- Task statement -
Within the listing below, locate all lines containing the word "file". Copy each one.

======== Data shown

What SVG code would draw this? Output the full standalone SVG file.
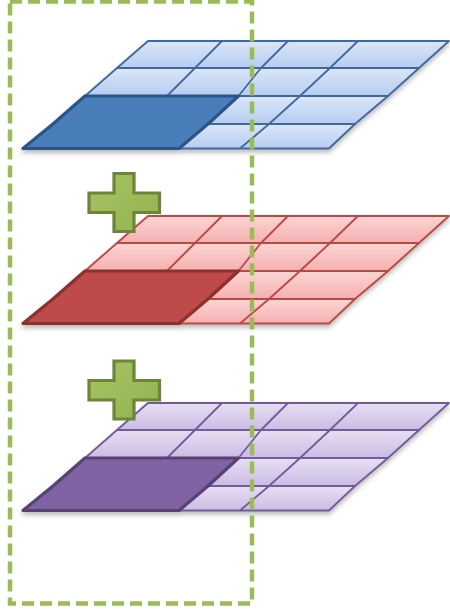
<svg xmlns="http://www.w3.org/2000/svg" xmlns:xlink="http://www.w3.org/1999/xlink" width="450" height="612" viewBox="0 0 450 612">
  <defs>
    <linearGradient id="gBlue" x1="0" y1="0" x2="0" y2="1">
      <stop offset="0" stop-color="#dbe6f8"/>
      <stop offset="1" stop-color="#b6cdf0"/>
    </linearGradient>
    <linearGradient id="gRed" x1="0" y1="0" x2="0" y2="1">
      <stop offset="0" stop-color="#fbd5d4"/>
      <stop offset="1" stop-color="#f4b0af"/>
    </linearGradient>
    <linearGradient id="gPurple" x1="0" y1="0" x2="0" y2="1">
      <stop offset="0" stop-color="#e7dff3"/>
      <stop offset="1" stop-color="#cabce3"/>
    </linearGradient>
    <linearGradient id="gPlus" x1="0" y1="0" x2="1" y2="1">
      <stop offset="0" stop-color="#a5c463"/>
      <stop offset="1" stop-color="#93b350"/>
    </linearGradient>
    <filter id="shadow" x="-10%" y="-10%" width="120%" height="130%">
      <feDropShadow dx="0" dy="3" stdDeviation="2.5" flood-color="#000" flood-opacity="0.28"/>
    </filter>
    <g id="rows">
      <polygon points="148,41 449,41 419,68 117,68"/>
      <polygon points="117,68 419,68 388,96 85,96"/>
      <polygon points="85,96 388,96 355,124 53,124"/>
      <polygon points="53,124 355,124 329,148.5 23,148.5"/>
    </g>
    <g id="cols">
      <polyline points="222,41 195,68 167,96"/>
      <polyline points="288,41 261,68 238.5,96"/>
      <polyline points="358,41 330,68 300,96 269,124 240,148.5"/>
    </g>
    <polygon id="dark" points="85,96 238.5,96 208,124 179,148.5 23,148.5 53,124"/>
    <path id="plus" d="M114,0 H134 V19.5 H159.5 V39 H134 V58 H114 V39 H89 V19.5 H114 Z"/>
  </defs>
  <style>
    .lines { fill: none; stroke-width: 1.8; stroke-linejoin: round; }
    .darkc { stroke-width: 3.2; stroke-linejoin: round; }
    .plus { fill: url(#gPlus); stroke: #6d8439; stroke-width: 3.2; stroke-linejoin: miter; }
    .frame { fill: none; stroke: #9bbb59; stroke-width: 4.5; stroke-dasharray: 12 6; }
  </style>

  <g id="layer-blue" filter="url(#shadow)">
    <use xlink:href="#rows" fill="url(#gBlue)" stroke="#41689d" stroke-width="1.8" stroke-linejoin="round"/>
    <use xlink:href="#cols" class="lines" stroke="#41689d"/>
    <use xlink:href="#dark" class="darkc" fill="#4a7ebb" stroke="#2c5588"/>
  </g>

  <g id="layer-red" transform="translate(0,175)" filter="url(#shadow)">
    <use xlink:href="#rows" fill="url(#gRed)" stroke="#b94845" stroke-width="1.8" stroke-linejoin="round"/>
    <use xlink:href="#cols" class="lines" stroke="#b94845"/>
    <use xlink:href="#dark" class="darkc" fill="#be4b48" stroke="#8a302e"/>
  </g>

  <g id="layer-purple" transform="translate(0,362)" filter="url(#shadow)">
    <use xlink:href="#rows" fill="url(#gPurple)" stroke="#735a9b" stroke-width="1.8" stroke-linejoin="round"/>
    <use xlink:href="#cols" class="lines" stroke="#735a9b"/>
    <use xlink:href="#dark" class="darkc" fill="#8064a2" stroke="#574273"/>
  </g>

  <g id="plus-1" transform="translate(0,173.5)">
    <use xlink:href="#plus" class="plus"/>
  </g>
  <g id="plus-2" transform="translate(0,361)">
    <use xlink:href="#plus" class="plus"/>
  </g>

  <g id="selection-frame">
    <rect class="frame" x="10" y="1.5" width="242" height="602"/>
  </g>
</svg>
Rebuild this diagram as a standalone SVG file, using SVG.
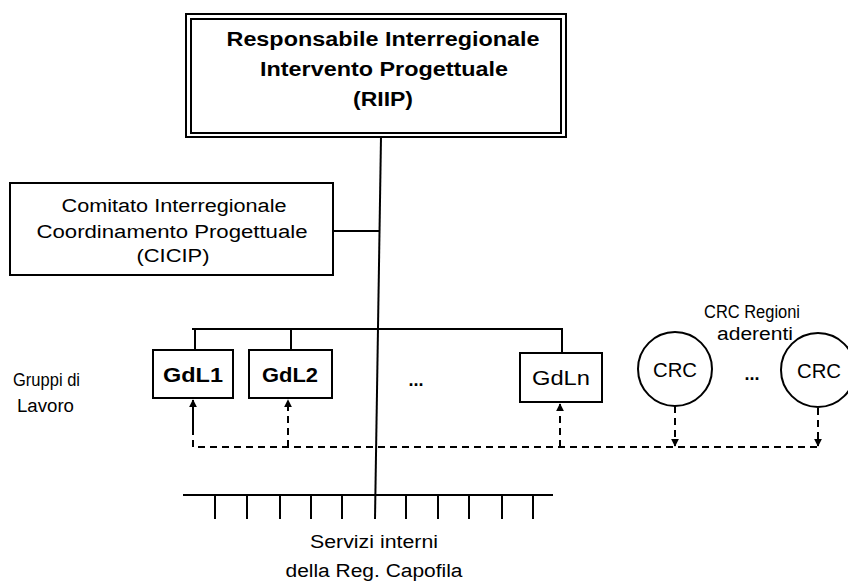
<svg xmlns="http://www.w3.org/2000/svg" width="848" height="584" viewBox="0 0 848 584">
<style>
text{font-family:"Liberation Sans",Arial,sans-serif;fill:#000}
.b{font-weight:bold}
.box{fill:#fff;stroke:#000;stroke-width:2}
.ln{stroke:#000;stroke-width:2;fill:none}
.dash{stroke:#000;stroke-width:2;fill:none;stroke-dasharray:7 5}
</style>
<defs>
<marker id="ah" viewBox="0 0 10 10" refX="9" refY="5" markerWidth="4" markerHeight="4" orient="auto" markerUnits="strokeWidth">
<path d="M0,0 L10,5 L0,10 z" fill="#000"/>
</marker>
</defs>
<rect width="848" height="584" fill="#fff"/>
<g id="connectors">
<line class="ln" x1="381" y1="137" x2="375" y2="519"/>
<line class="ln" x1="333" y1="231" x2="380" y2="231"/>
<line class="ln" x1="192" y1="329" x2="563" y2="329"/>
<line class="ln" x1="195" y1="329" x2="195" y2="350"/>
<line class="ln" x1="291" y1="329" x2="291" y2="350"/>
<line class="ln" x1="562" y1="329" x2="562" y2="353"/>
<line class="ln" x1="183" y1="495" x2="553" y2="495"/>
<path class="ln" d="M215,495v24M247,495v24M280,495v24M311,495v24M342,495v24M406,495v24M438,495v24M469,495v24M502,495v24M533,495v24"/>
<polyline class="dash" points="193,404 193,447 818,447"/>
<line class="dash" x1="193" y1="430" x2="193" y2="400" marker-end="url(#ah)"/>
<line class="dash" x1="288" y1="447" x2="288" y2="400" marker-end="url(#ah)"/>
<line class="dash" x1="560" y1="447" x2="560" y2="404" marker-end="url(#ah)"/>
<line class="dash" x1="675" y1="406" x2="675" y2="446" marker-end="url(#ah)"/>
<line class="dash" x1="818" y1="408" x2="818" y2="446" marker-end="url(#ah)"/>
</g>
<g id="riip">
<rect class="box" x="186" y="14" width="380" height="123" stroke-width="2.5"/>
<rect class="box" x="191" y="19" width="370" height="114"/>
<text class="b" x="383" y="46" font-size="20" text-anchor="middle" textLength="313" lengthAdjust="spacingAndGlyphs">Responsabile Interregionale</text>
<text class="b" x="384" y="76" font-size="20" text-anchor="middle" textLength="248" lengthAdjust="spacingAndGlyphs">Intervento Progettuale</text>
<text class="b" x="383" y="106" font-size="20" text-anchor="middle" textLength="60" lengthAdjust="spacingAndGlyphs">(RIIP)</text>
</g>
<g id="cicip">
<rect class="box" x="10" y="183" width="323" height="92"/>
<text x="174" y="212" font-size="18" text-anchor="middle" textLength="225" lengthAdjust="spacingAndGlyphs">Comitato Interregionale</text>
<text x="172" y="238" font-size="18" text-anchor="middle" textLength="271" lengthAdjust="spacingAndGlyphs">Coordinamento  Progettuale</text>
<text x="173" y="262" font-size="18" text-anchor="middle" textLength="73" lengthAdjust="spacingAndGlyphs">(CICIP)</text>
</g>
<g id="gruppi-label">
<text x="13" y="386" font-size="18" textLength="67" lengthAdjust="spacingAndGlyphs">Gruppi di</text>
<text x="17" y="412" font-size="18" textLength="57" lengthAdjust="spacingAndGlyphs">Lavoro</text>
</g>
<g id="gdl1">
<rect class="box" x="153" y="350" width="80" height="48"/>
<text class="b" x="193" y="382" font-size="20" text-anchor="middle" textLength="60" lengthAdjust="spacingAndGlyphs">GdL1</text>
</g>
<g id="gdl2">
<rect class="box" x="249" y="350" width="83" height="48"/>
<text class="b" x="290" y="382" font-size="20" text-anchor="middle" textLength="56" lengthAdjust="spacingAndGlyphs">GdL2</text>
</g>
<g id="dots-gdl">
<text class="b" x="416" y="386" font-size="18" text-anchor="middle">...</text>
</g>
<g id="gdln">
<rect class="box" x="520" y="353" width="82" height="49"/>
<text x="561" y="385" font-size="20" text-anchor="middle" textLength="58" lengthAdjust="spacingAndGlyphs">GdLn</text>
</g>
<g id="crc-label">
<text x="752" y="318" font-size="18" text-anchor="middle" textLength="96" lengthAdjust="spacingAndGlyphs">CRC Regioni</text>
<text x="755" y="340" font-size="18" text-anchor="middle" textLength="76" lengthAdjust="spacingAndGlyphs">aderenti</text>
</g>
<g id="crc1">
<circle class="box" cx="675" cy="369" r="37"/>
<text x="675" y="377" font-size="20" text-anchor="middle" textLength="44" lengthAdjust="spacingAndGlyphs">CRC</text>
</g>
<g id="dots-crc">
<text class="b" x="752" y="380" font-size="18" text-anchor="middle">...</text>
</g>
<g id="crc2">
<circle class="box" cx="818" cy="370" r="37"/>
<text x="819" y="378" font-size="20" text-anchor="middle" textLength="44" lengthAdjust="spacingAndGlyphs">CRC</text>
</g>
<g id="servizi">
<text x="374" y="548" font-size="18" text-anchor="middle" textLength="128" lengthAdjust="spacingAndGlyphs">Servizi interni</text>
<text x="374" y="577" font-size="18" text-anchor="middle" textLength="177" lengthAdjust="spacingAndGlyphs">della Reg. Capofila</text>
</g>
</svg>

================

- Full answer -
What SVG code would draw this? Output the full standalone SVG file.
Rebuild this diagram as a standalone SVG file, using SVG.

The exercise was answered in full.